Yes, it will most likely be pretty easy to find. In fact, it is impossible to store a key locally in a way that will be totally safe. The best you can hope to do is obfuscate and make it not worth the effort for the potential attacker. For example, store the password in a file with a bunch of junk letters, and pick out the correct ones in memory. Say the password is "password":

efgwhipbuobgweuaegiwhipsiphshipwgiewhponeifgwnpripndpad (I haven't done any extensive research, but I think that Blowfish uses a similar technique on a memory buffer)

You could store a big string like this as any encoding that you wanted (an obscure one would work better), and then just pick and choose the bits you want. The only problem I can see is that you would have to store it in memory at one point, and if it is in memory then as far as I know a determined individual can get it with GDB or LLDB. To help make this more annoying, avoid storing the password in memory as an NSString (try to stay with NSData). It would have to be really worth it though. In the end, your data will never be safe on an iOS device, unfortunately.

The best scenario is that this file is on a server. You download the file, do your magic on it, store the password in the keychain, and delete the file. From then on, just use the keychain value.

Just so you know, I am not a security expert, this is just the first thought that came to my mind.
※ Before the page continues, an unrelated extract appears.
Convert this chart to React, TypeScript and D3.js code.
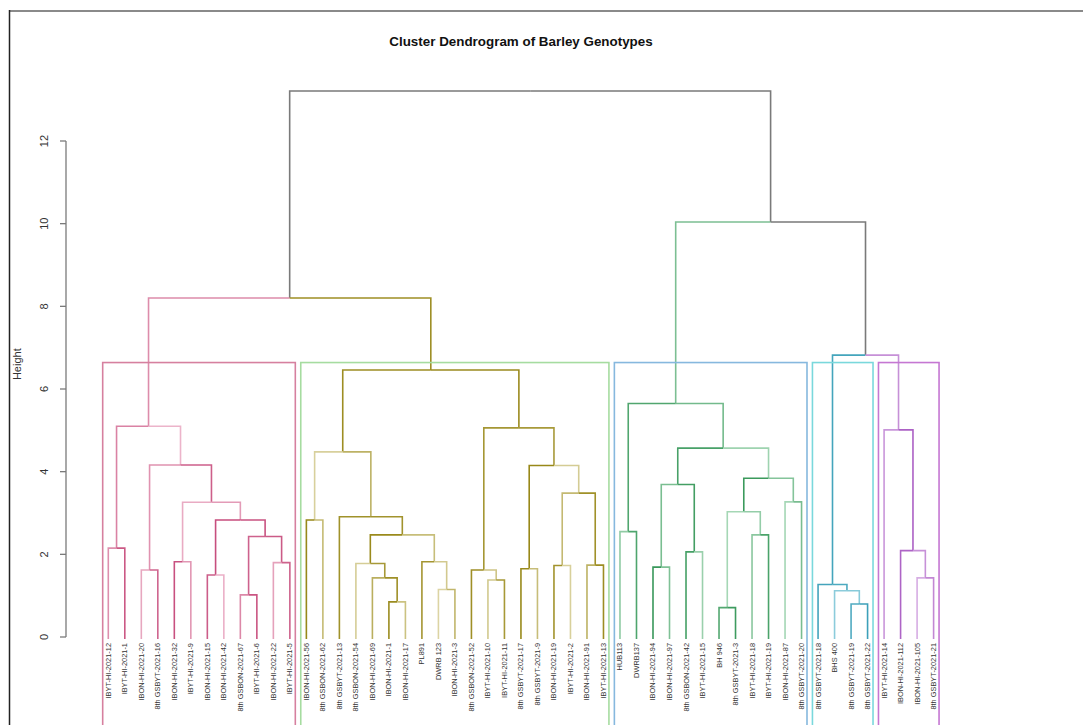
import React from "react";
import * as d3 from "d3";

const title = "Cluster Dendrogram of Barley Genotypes";
const yLabel = "Height";
const yTicks = [0, 2, 4, 6, 8, 10, 12];

const leafLabels = [
  "IBYT-HI-2021-12", "IBYT-HI-2021-1", "IBON-HI-2021-20", "8th GSBYT-2021-16", "IBON-HI-2021-32",
  "IBYT-HI-2021-9", "IBON-HI-2021-15", "IBON-HI-2021-42", "8th GSBON-2021-67", "IBYT-HI-2021-6",
  "IBON-HI-2021-22", "IBYT-HI-2021-5",
  "IBON-HI-2021-56", "8th GSBON-2021-62", "8th GSBYT-2021-13", "8th GSBON-2021-54", "IBON-HI-2021-69",
  "IBON-HI-2021-1", "IBON-HI-2021-17", "PL891", "DWRB 123", "IBON-HI-2021-3", "8th GSBON-2021-52",
  "IBYT-HI-2021-10", "IBYT-HI-2021-11", "8th GSBYT-2021-17", "8th GSBYT-2021-9", "IBON-HI-2021-19",
  "IBYT-HI-2021-2", "IBON-HI-2021-91", "IBYT-HI-2021-13",
  "HUB113", "DWRB137", "IBON-HI-2021-94", "IBON-HI-2021-97", "8th GSBON-2021-42", "IBYT-HI-2021-15",
  "BH 946", "8th GSBYT-2021-3", "IBYT-HI-2021-18", "IBYT-HI-2021-19", "IBON-HI-2021-87", "8th GSBYT-2021-20",
  "8th GSBYT-2021-18", "BHS 400", "8th GSBYT-2021-19", "8th GSBYT-2021-22",
  "IBYT-HI-2021-14", "IBON-HI-2021-112", "IBON-HI-2021-105", "8th GSBYT-2021-21",
];

// cluster (k = 5) of each leaf
const leafCluster = [
  1, 1, 1, 1, 1, 1, 1, 1, 1, 1, 1, 1,
  2, 2, 2, 2, 2, 2, 2, 2, 2, 2, 2, 2, 2, 2, 2, 2, 2, 2, 2,
  3, 3, 3, 3, 3, 3, 3, 3, 3, 3, 3, 3,
  4, 4, 4, 4,
  5, 5, 5, 5,
];

// hclust-style merges: negative = leaf (1-based), positive = merge row (1-based)
const merges: [number, number][] = [
  [-9, -10], [-7, -8], [-3, -4], [-11, -12], [-5, -6], [-1, -2], [1, 4], [2, 7], [5, 8], [3, 9], [6, 10],
  [-18, -19], [-21, -22], [-17, 12], [-16, 14], [-20, 13], [15, 16], [-13, -14], [-15, 17], [18, 19],
  [-24, -25], [-23, 21], [-26, -27], [-28, -29], [-30, -31], [24, 25], [23, 26], [22, 27], [20, 28], [11, 29],
  [-38, -39], [-34, -35], [-36, -37], [-40, -41], [-32, -33], [31, 34], [-42, -43], [32, 33], [36, 37], [38, 39], [35, 40],
  [-46, -47], [-45, 42], [-44, 43],
  [-50, -51], [-49, 45], [-48, 46], [44, 47], [41, 48], [30, 49],
];
const mergeHeights = [
  1.02, 1.5, 1.62, 1.8, 1.82, 2.15, 2.43, 2.83, 3.26, 4.16, 5.1,
  0.85, 1.15, 1.43, 1.78, 1.82, 2.47, 2.83, 2.91, 4.48,
  1.38, 1.62, 1.65, 1.73, 1.74, 3.48, 4.15, 5.06, 6.46, 8.2,
  0.71, 1.69, 2.06, 2.47, 2.55, 3.03, 3.27, 3.69, 3.84, 4.57, 5.65,
  0.8, 1.12, 1.27,
  1.43, 2.09, 5.01, 6.82, 10.04, 13.21,
];

const clusterColors: Record<number, { dark: string; light: string; rect: string }> = {
  1: { dark: "#c64c7c", light: "#edb6cb", rect: "#d6809f" },
  2: { dark: "#978717", light: "#ddd6a6", rect: "#a6dca0" },
  3: { dark: "#38985a", light: "#a9d9b9", rect: "#86b8de" },
  4: { dark: "#3a9fb8", light: "#9fd7e3", rect: "#7ad8dc" },
  5: { dark: "#a656c0", light: "#dbb6e7", rect: "#c577d2" },
};

type Node = { id: number; x: number; h: number; cluster: number; children?: Node[] };

export default function App() {
  const W = 1083, H = 725;
  const x = d3.scalePoint<string>().domain(leafLabels).range([108.3, 933.6]);
  const y = d3.scaleLinear().domain([0, 12]).range([637, 141]);
  const step = x.step();

  const build = (ref: number): Node => {
    if (ref < 0) {
      const i = -ref - 1;
      return { id: -ref, x: x(leafLabels[i]) as number, h: 0, cluster: leafCluster[i] };
    }
    const [a, b] = merges[ref - 1];
    const l = build(a), r = build(b);
    return {
      id: 100 + ref,
      x: (l.x + r.x) / 2,
      h: mergeHeights[ref - 1],
      cluster: l.cluster === r.cluster ? l.cluster : 0,
      children: [l, r],
    };
  };
  const root = build(merges.length);

  const shade = (n: Node) => {
    const t = (n.id * 0.618034) % 1;
    const c = clusterColors[n.cluster];
    return d3.interpolateRgb(c.dark, c.light)(t < 0.5 ? t * 0.5 : 0.5 + (t - 0.5) * 1.0);
  };

  const segs: { d: string; color: string }[] = [];
  const walk = (n: Node, parentCluster: number) => {
    if (!n.children) return;
    for (const c of n.children) {
      let color: string;
      if (c.cluster === 0) color = "#7a7a7a";
      else if (n.cluster === 0) color = d3.interpolateRgb(clusterColors[c.cluster].dark, clusterColors[c.cluster].light)(c.cluster % 2 === 1 ? 0.6 : 0.1);
      else color = shade(c);
      const yBottom = c.children ? y(c.h) : y(0) + 2;
      segs.push({ d: `M${n.x},${y(n.h)}H${c.x}V${yBottom}`, color });
      walk(c, n.cluster);
    }
  };
  walk(root, 0);

  // rectangles for k = 5
  const sortedH = [...mergeHeights].sort((a, b) => b - a);
  const rectTop = (sortedH[3] + sortedH[4]) / 2;
  const clusters = Array.from(new Set(leafCluster));
  const rects = clusters.map((k) => {
    const idx = leafCluster.map((c, i) => (c === k ? i : -1)).filter((i) => i >= 0);
    const x0 = (x(leafLabels[idx[0]]) as number) - 0.34 * step;
    const x1 = (x(leafLabels[idx[idx.length - 1]]) as number) + 0.33 * step;
    return { k, x0, x1 };
  });

  return (
    <div style={{ position: "absolute", left: 0, top: 0, width: W, height: H, background: "#fff" }}>
      <svg width={W} height={H} style={{ display: "block", fontFamily: "'Liberation Sans', Arial, sans-serif" }}>
        <rect x={0} y={0} width={W} height={H} fill="#fff" />
        <line x1={9} x2={W} y1={11} y2={11} stroke="#8a8a8a" strokeWidth={2} />
        <line x1={9.5} x2={9.5} y1={10} y2={H} stroke="#222" strokeWidth={1.5} />
        <text x={521} y={46} textAnchor="middle" fontWeight="bold" fontSize={13.4} fill="#111">
          {title}
        </text>
        {/* y axis */}
        <line x1={66} x2={66} y1={y(0)} y2={y(12)} stroke="#7a7a7a" strokeWidth={1.3} />
        {yTicks.map((t) => (
          <g key={t}>
            <line x1={60} x2={66} y1={y(t)} y2={y(t)} stroke="#7a7a7a" strokeWidth={1.3} />
            <text transform={`translate(48,${y(t)}) rotate(-90)`} textAnchor="middle" fontSize={11} fill="#333">
              {t}
            </text>
          </g>
        ))}
        <text transform={`translate(21,${y(6.6)}) rotate(-90)`} textAnchor="middle" fontSize={11} fill="#333">
          {yLabel}
        </text>
        {/* branches */}
        {segs.map((s, i) => (
          <path key={i} d={s.d} fill="none" stroke={s.color} strokeWidth={1.6} />
        ))}
        {/* cluster rectangles */}
        {rects.map((r) => (
          <rect
            key={r.k}
            x={r.x0}
            y={y(rectTop)}
            width={r.x1 - r.x0}
            height={H + 20 - y(rectTop)}
            fill="none"
            stroke={clusterColors[r.k].rect}
            strokeWidth={1.6}
          />
        ))}
        {/* leaf labels */}
        {leafLabels.map((l) => (
          <text
            key={l}
            transform={`translate(${(x(l) as number) + 2.5},643) rotate(-90)`}
            textAnchor="end"
            fontSize={7.4}
            fill="#333"
          >
            {l}
          </text>
        ))}
      </svg>
    </div>
  );
}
EDIT I was working under the assumption that you had pre-encrypted data. If your app is encrypting the data from the server then what stops the attacker from simply downloading the data from the server? Well, assuming that you have some system in place for that, you could generate a key like some of the other answers say and then store it in obfuscated form in the keychain. That way even if the attacker gets a hold of it, they won't know what to do with it for a while.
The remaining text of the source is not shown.